La prima metà  di questo 2012 ci ha restituito un Mika rinnovato. Due nuovi singoli, “Make you Happy” e “Celebrate”, un taglio di capelli inedito e un telefonato coming-out. La seconda metà  del 2012 fa il resto, proponendo il suo terzo lavoro, “The Origin of Love”. Di nuovo c’è anche la copertina, se quella di “The Boy Who Knew To Much” era una variazione in tema, così come tutto l’album, di “Life in Cartoon Motion”, questa recente sembra l’immagine d’archivio di una pubblicità  della L’Oreal. Doma i tuoi ricci con la nostra spuma sembra dire, “perchè io valgo”.

Sono molto lontani gli anni di “Life in Cartoon Motion”, che in retrospettiva pare provenga da Alpha Centauri. Perfetto esempio di come il pop avesse ancora qualcosa da dire, capace di dirlo anche bene, usando semplicemente una (bellissima) voce, un piano, un’orchestra da camera e quel po’ di elettronica per rendere il prodotto più mondano. Come non ricordare “Grace Kelly”, capace di far strabuzzare le orecchie a discografici e comuni ascoltatori; così freak e sfaccettata per essere un brano pop convenzionale.

“Life in Cartoon Motion” pareva la luce fuori dal tunnel di una stagione pop, quella delle Britney e delle Aguilere, oramai arrivata al capolinea. Un buon debutto a cui purtroppo sono seguiti esiti sempre più mediocri. Proseguendo con “The Boy Who Knew To Much” , copia carbone del precedente, dove Mika non ha fatto altro che autocitarsi in versione cabaret da ultima notte a Las Vegas. Ecco dunque in “Rain” la nuova “Relax, Take it Easy”, “Dr.
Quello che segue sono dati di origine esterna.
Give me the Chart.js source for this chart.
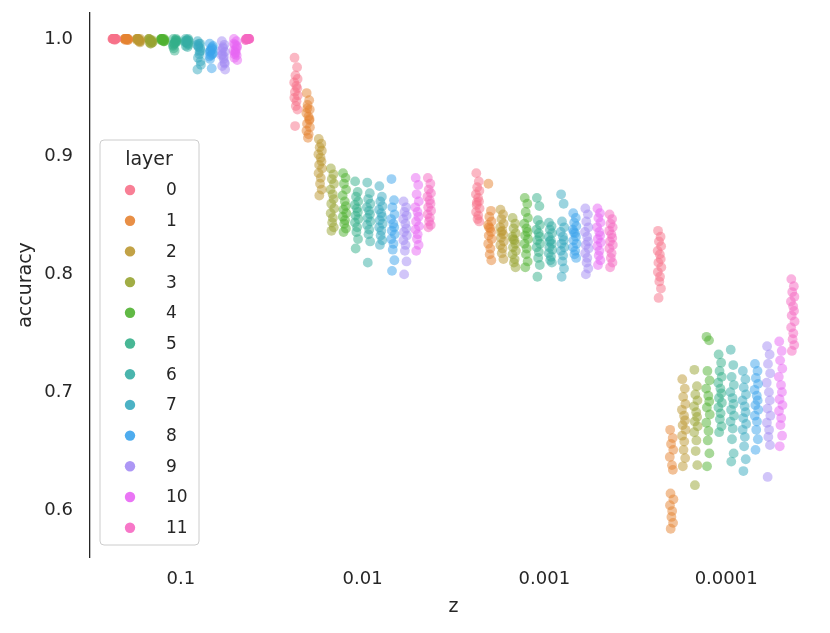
<!DOCTYPE html>
<html>
<head>
<meta charset="utf-8">
<script src="https://cdn.jsdelivr.net/npm/chart.js@4.4.1/dist/chart.umd.min.js"></script>
<style>
  body { margin: 0; background: #fff; }
  #wrap { width: 830px; height: 633px; }
</style>
</head>
<body>
<div id="wrap"><canvas id="chart" width="830" height="633"></canvas></div>
<script>
// categories on the x axis (z) and the hue levels (layer)
const categories = ["0.1", "0.01", "0.001", "0.0001"];
const layers = [0, 1, 2, 3, 4, 5, 6, 7, 8, 9, 10, 11];
const layerColors = [
  "#f77189", "#e68332", "#bb9832", "#97a431", "#50b131", "#34af8a",
  "#36ada4", "#38aabf", "#3ba3ec", "#a48cf4", "#e866f4", "#f668c2"
];
const yTicks = [0.6, 0.7, 0.8, 0.9, 1.0];

// accuracy samples, one list per layer, for z = 0.1
const accZ1 = [
  [1.0, 1.0, 1.0, 1.0, 1.0, 1.0, 1.0, 1.0, 1.0, 1.0, 0.999, 1.0, 1.0, 1.0],
  [1.0, 1.0, 1.0, 0.999, 1.0, 1.0, 1.0, 0.999, 1.0, 1.0, 1.0, 1.0, 0.999, 1.0],
  [1.0, 0.999, 1.0, 0.998, 1.0, 0.999, 0.998, 1.0, 1.0, 0.999, 0.998, 1.0, 0.997, 1.0],
  [1.0, 0.998, 0.999, 0.997, 1.0, 0.996, 0.998, 0.999, 0.997, 1.0, 0.998, 0.996, 0.999, 0.997],
  [1.0, 0.999, 1.0, 0.998, 0.999, 1.0, 0.998, 1.0, 0.999, 1.0, 0.998, 0.999, 1.0, 0.999],
  [1.0, 0.998, 0.996, 0.999, 0.994, 0.997, 1.0, 0.992, 0.998, 0.995, 0.999, 0.99, 0.997, 0.996],
  [1.0, 0.999, 0.997, 0.995, 0.998, 0.996, 1.0, 0.994, 0.998, 0.997, 0.993, 0.999, 0.996, 0.998],
  [0.998, 0.996, 0.993, 0.99, 0.995, 0.987, 0.992, 0.984, 0.978, 0.974, 0.989, 0.996, 0.981, 0.994],
  [0.996, 0.993, 0.99, 0.988, 0.985, 0.992, 0.987, 0.983, 0.994, 0.989, 0.975, 0.986, 0.991, 0.99],
  [0.998, 0.995, 0.992, 0.989, 0.986, 0.983, 0.98, 0.977, 0.974, 0.99, 0.985, 0.993, 0.979, 0.987],
  [1.0, 0.998, 0.995, 0.993, 0.99, 0.988, 0.986, 0.984, 0.982, 0.996, 0.991, 0.989, 0.994, 0.987],
  [1.0, 1.0, 1.0, 1.0, 0.999, 1.0, 1.0, 1.0, 1.0, 0.999, 1.0, 1.0, 1.0, 1.0]
];
// z = 0.01
const accZ2 = [
  [0.984, 0.976, 0.969, 0.966, 0.963, 0.96, 0.958, 0.955, 0.952, 0.95, 0.947, 0.943, 0.94, 0.926],
  [0.954, 0.948, 0.944, 0.94, 0.937, 0.934, 0.931, 0.928, 0.925, 0.922, 0.919, 0.916, 0.932, 0.941],
  [0.915, 0.911, 0.908, 0.905, 0.902, 0.899, 0.896, 0.893, 0.89, 0.886, 0.882, 0.877, 0.872, 0.867],
  [0.89, 0.885, 0.881, 0.877, 0.872, 0.868, 0.864, 0.86, 0.856, 0.852, 0.848, 0.844, 0.84, 0.837],
  [0.886, 0.882, 0.877, 0.872, 0.867, 0.862, 0.858, 0.855, 0.852, 0.849, 0.846, 0.843, 0.839, 0.836],
  [0.879, 0.87, 0.866, 0.862, 0.859, 0.856, 0.853, 0.85, 0.847, 0.844, 0.84, 0.836, 0.83, 0.822],
  [0.878, 0.869, 0.864, 0.86, 0.857, 0.854, 0.851, 0.848, 0.845, 0.842, 0.838, 0.834, 0.828, 0.81],
  [0.875, 0.866, 0.862, 0.858, 0.855, 0.852, 0.849, 0.846, 0.843, 0.84, 0.837, 0.833, 0.829, 0.825],
  [0.881, 0.863, 0.857, 0.851, 0.847, 0.843, 0.84, 0.837, 0.834, 0.83, 0.826, 0.821, 0.812, 0.803],
  [0.862, 0.857, 0.853, 0.85, 0.847, 0.843, 0.839, 0.836, 0.833, 0.829, 0.825, 0.82, 0.811, 0.8],
  [0.882, 0.876, 0.868, 0.862, 0.857, 0.853, 0.849, 0.845, 0.841, 0.838, 0.834, 0.83, 0.825, 0.82],
  [0.882, 0.877, 0.872, 0.869, 0.866, 0.863, 0.86, 0.857, 0.854, 0.851, 0.848, 0.845, 0.842, 0.84]
];
// z = 0.001
const accZ3 = [
  [0.886, 0.879, 0.874, 0.871, 0.868, 0.865, 0.862, 0.859, 0.856, 0.853, 0.85, 0.847, 0.845, 0.861],
  [0.877, 0.854, 0.849, 0.845, 0.842, 0.839, 0.836, 0.833, 0.83, 0.826, 0.822, 0.817, 0.812, 0.84],
  [0.855, 0.851, 0.847, 0.843, 0.84, 0.837, 0.834, 0.831, 0.828, 0.825, 0.822, 0.818, 0.813, 0.836],
  [0.848, 0.843, 0.839, 0.835, 0.832, 0.829, 0.826, 0.823, 0.82, 0.817, 0.813, 0.81, 0.806, 0.83],
  [0.865, 0.86, 0.853, 0.848, 0.843, 0.839, 0.836, 0.833, 0.83, 0.826, 0.822, 0.817, 0.811, 0.806],
  [0.865, 0.858, 0.846, 0.842, 0.838, 0.835, 0.832, 0.829, 0.826, 0.823, 0.819, 0.814, 0.808, 0.798],
  [0.844, 0.841, 0.838, 0.835, 0.832, 0.829, 0.826, 0.823, 0.821, 0.818, 0.815, 0.812, 0.81, 0.828],
  [0.868, 0.86, 0.845, 0.84, 0.836, 0.832, 0.829, 0.826, 0.823, 0.82, 0.816, 0.811, 0.805, 0.798],
  [0.852, 0.848, 0.844, 0.841, 0.838, 0.835, 0.832, 0.829, 0.826, 0.823, 0.82, 0.817, 0.814, 0.836],
  [0.856, 0.851, 0.845, 0.84, 0.836, 0.832, 0.828, 0.825, 0.822, 0.818, 0.814, 0.81, 0.805, 0.8],
  [0.856, 0.852, 0.848, 0.844, 0.84, 0.836, 0.833, 0.83, 0.827, 0.824, 0.82, 0.816, 0.812, 0.808],
  [0.851, 0.847, 0.843, 0.84, 0.837, 0.834, 0.831, 0.828, 0.825, 0.822, 0.818, 0.814, 0.81, 0.806]
];
// z = 0.0001
const accZ4 = [
  [0.837, 0.832, 0.828, 0.824, 0.82, 0.817, 0.813, 0.81, 0.806, 0.802, 0.798, 0.794, 0.788, 0.78],
  [0.668, 0.661, 0.656, 0.651, 0.645, 0.638, 0.634, 0.614, 0.609, 0.604, 0.599, 0.594, 0.589, 0.584],
  [0.711, 0.703, 0.696, 0.69, 0.685, 0.68, 0.676, 0.672, 0.668, 0.663, 0.658, 0.651, 0.644, 0.637],
  [0.719, 0.705, 0.698, 0.693, 0.688, 0.683, 0.679, 0.675, 0.671, 0.666, 0.659, 0.65, 0.638, 0.621],
  [0.747, 0.744, 0.718, 0.71, 0.703, 0.697, 0.692, 0.687, 0.681, 0.674, 0.667, 0.659, 0.648, 0.637],
  [0.732, 0.725, 0.718, 0.713, 0.708, 0.703, 0.699, 0.695, 0.691, 0.687, 0.682, 0.677, 0.671, 0.666],
  [0.736, 0.723, 0.713, 0.706, 0.7, 0.695, 0.69, 0.685, 0.68, 0.675, 0.669, 0.66, 0.648, 0.641],
  [0.718, 0.711, 0.704, 0.698, 0.693, 0.688, 0.683, 0.678, 0.673, 0.668, 0.662, 0.654, 0.643, 0.633],
  [0.724, 0.718, 0.712, 0.707, 0.702, 0.697, 0.693, 0.689, 0.685, 0.68, 0.675, 0.668, 0.66, 0.651],
  [0.739, 0.732, 0.724, 0.716, 0.708, 0.7, 0.693, 0.686, 0.68, 0.674, 0.668, 0.662, 0.655, 0.628],
  [0.743, 0.735, 0.727, 0.72, 0.713, 0.706, 0.7, 0.694, 0.689, 0.684, 0.678, 0.672, 0.663, 0.654],
  [0.796, 0.79, 0.785, 0.781, 0.777, 0.773, 0.769, 0.765, 0.76, 0.755, 0.75, 0.745, 0.74, 0.735]
];
const accByZ = [accZ1, accZ2, accZ3, accZ4];

// small fixed horizontal jitter (in category units), reused for every strip
const jitter = [-0.008, 0.006, -0.003, 0.009, -0.01, 0.002, 0.007, -0.006, 0.01, -0.009, 0.003, -0.001, 0.008, -0.005];
const dodgeWidth = 0.8 / layers.length;

function hexA(hex, a) {
  const n = parseInt(hex.slice(1), 16);
  return "rgba(" + (n >> 16) + "," + ((n >> 8) & 255) + "," + (n & 255) + "," + a + ")";
}

const datasets = layers.map((layer, l) => {
  const pts = [];
  accByZ.forEach((group, c) => {
    group[l].forEach((v, i) => {
      pts.push({ x: c + (l - (layers.length - 1) / 2) * dodgeWidth + jitter[i % jitter.length], y: v });
    });
  });
  return {
    label: String(layer),
    data: pts,
    backgroundColor: hexA(layerColors[l], 0.5),
    borderWidth: 0,
    pointRadius: 4.9,
    pointHoverRadius: 4.9,
    clip: false
  };
});

const textColor = "#262626";
const font = "DejaVu Sans";

// legend box drawn inside the plot, like the seaborn one
const legendBox = {
  id: "legendBox",
  afterDraw(chart) {
    const ctx = chart.ctx;
    const x = 100, y = 140, w = 99, h = 405, r = 4;
    ctx.save();
    ctx.beginPath();
    ctx.moveTo(x + r, y);
    ctx.arcTo(x + w, y, x + w, y + h, r);
    ctx.arcTo(x + w, y + h, x, y + h, r);
    ctx.arcTo(x, y + h, x, y, r);
    ctx.arcTo(x, y, x + w, y, r);
    ctx.closePath();
    ctx.fillStyle = "rgba(255,255,255,0.8)";
    ctx.fill();
    ctx.strokeStyle = "#cccccc";
    ctx.lineWidth = 1;
    ctx.stroke();

    ctx.fillStyle = textColor;
    ctx.font = "19px '" + font + "'";
    ctx.textAlign = "center";
    ctx.textBaseline = "middle";
    ctx.fillText("layer", 149, 160);

    ctx.textAlign = "left";
    ctx.font = "17px '" + font + "'";
    layers.forEach((layer, l) => {
      const cy = 190 + l * 30.7;
      ctx.beginPath();
      ctx.arc(130, cy, 5.2, 0, Math.PI * 2);
      ctx.fillStyle = hexA(layerColors[l], 0.9);
      ctx.fill();
      ctx.fillStyle = textColor;
      ctx.fillText(String(layer), 166, cy + 1);
    });
    ctx.restore();
  }
};

new Chart(document.getElementById("chart"), {
  type: "scatter",
  data: { datasets: datasets },
  plugins: [legendBox],
  options: {
    responsive: false,
    animation: false,
    devicePixelRatio: 1,
    events: [],
    layout: { autoPadding: false, padding: { top: 13, right: 13, left: 0, bottom: 0 } },
    plugins: {
      legend: { display: false },
      tooltip: { enabled: false }
    },
    scales: {
      x: {
        type: "linear",
        min: -0.5,
        max: 3.5,
        afterFit(scale) {
          scale.height = 76;
          scale.paddingLeft = 0;
          scale.paddingRight = 0;
        },
        afterBuildTicks(scale) { scale.ticks = categories.map((c, i) => ({ value: i })); },
        grid: { display: false, drawTicks: false },
        border: { display: false },
        ticks: {
          color: textColor,
          font: { family: font, size: 18 },
          padding: 12,
          maxRotation: 0,
          callback: (v) => categories[Math.round(v)]
        },
        title: {
          display: true,
          text: "z",
          color: textColor,
          font: { family: font, size: 19 },
          padding: { top: 0, bottom: 15 }
        }
      },
      y: {
        min: 0.56,
        max: 1.022,
        afterFit(scale) {
          scale.width = 90;
          scale.paddingTop = 0;
          scale.paddingBottom = 0;
        },
        afterBuildTicks(scale) { scale.ticks = yTicks.map((v) => ({ value: v })); },
        grid: { display: false, drawTicks: false },
        border: { display: true, color: "#262626", width: 1.3 },
        ticks: {
          color: textColor,
          font: { family: font, size: 18 },
          padding: 17,
          callback: (v) => v.toFixed(1)
        },
        title: {
          display: true,
          text: "accuracy",
          color: textColor,
          font: { family: font, size: 19 },
          padding: { top: 15, bottom: 0 }
        }
      }
    }
  }
});
</script>
</body>
</html>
Jhon/Billy Brown”, “Good Gone Girl/Stuck in a Middle”, “By The Time/Happy Ending”.

“We are Golden” però non è riuscita a rimpiazzare “Grace Kelly”, il massimo che è riuscita a fare è inserirsi come jingle per una compagnia di telefonia mobile. La meraviglia di “Life in Cartoon Motion” era già  lontana anni luce, del resto quel che interessava realmente ai discografici era di sfruttare l’appeal di Mika tra i ragazzini e gli sponsor partner per tutto il tempo necessario. Mettiamoci anche l’ambiguità  sessuale di Bowiana memoria e il gioco è fatto: il prodotto sullo scaffale è piazzato.
Cosa accade in questo 2012? Che il prodotto, nonostante tenti di “evolversi”, ha esaurito la sua funzione e terminato il suo ciclo di vita: “Celebrate” è stato un flop in Europa e negli USA. Questo accade quando si ha come target di riferimento un pubblico in perenne trasformazione, come quello dei pre-adolescenti a cui Mika si rivolge in modo particolare: oggi sei l’idolo delle ragazzine e domani vieni rimpiazzato dai TOY. L’unica soluzione percorribile dunque era di puntare su un pubblico più adulto, proprio come hanno fatto i Take That nella loro seconda venuta, assoldando nel proprio entourage Stuart Price, lo smanettone che fu già  l’artefice di un miracolo: resuscitare Madonna curando la produzione di “Confession on Dancefloor”.

Mika percorre la medesima strada, affidandosi a produttori di grido (Pharell, Benny Benassi e Klas Ahlud) per rendere la sua proposta più accattivante, sempre entro i limiti di un inoffensivo dance-pop.
Fatte queste premesse “The Origin of Love” non convince. Mika resta immobile sulle sue posizioni e propone all’infinito la formula che lo ha portato al successo. Un pop drogato di synth che suona ormai stucchevole ed insignificante. La “maturità ” per Mika sta nel condurre il novello young adult alla discoteca pomeridiana, una maturità  di evento ma non di sostanza, dove l’ex pischellino che prima s’addormentava con “Happy Ending” o sculettava in cameretta davanti lo specchio al suono di “We are Golden”, ora ancheggia sul dancefloor sulle note della pur sempre infantile “Overrated” e della zuccherosamente tamarra “Stardust”.

A girare ancor di più il coltello nella piaga c’è “Emily”, una versione senza malizia di “Tik Tok” di Kesha, e la pretenziosa “Heroes”, un brano cantautorale che scimmiotta senza vergogna “Hide & Seek” di Imogen Heap.
“The Origin of Love” non ha nulla di nuovo da dire e nulla di noto che era necessario ribadire. Mika ha voce e talento, ma evidentemente non ha sufficiente volontà  e curiosità  per usarlo in maniera non banale e in linea con le sue potenzialità . Quello che poteva essere un diamante lucente, un nuovo Elton John, continua ad essere un pezzo di carbone su cui un piccolo principe, sbadato, ha fatto cadere un po’ di polvere di stelle.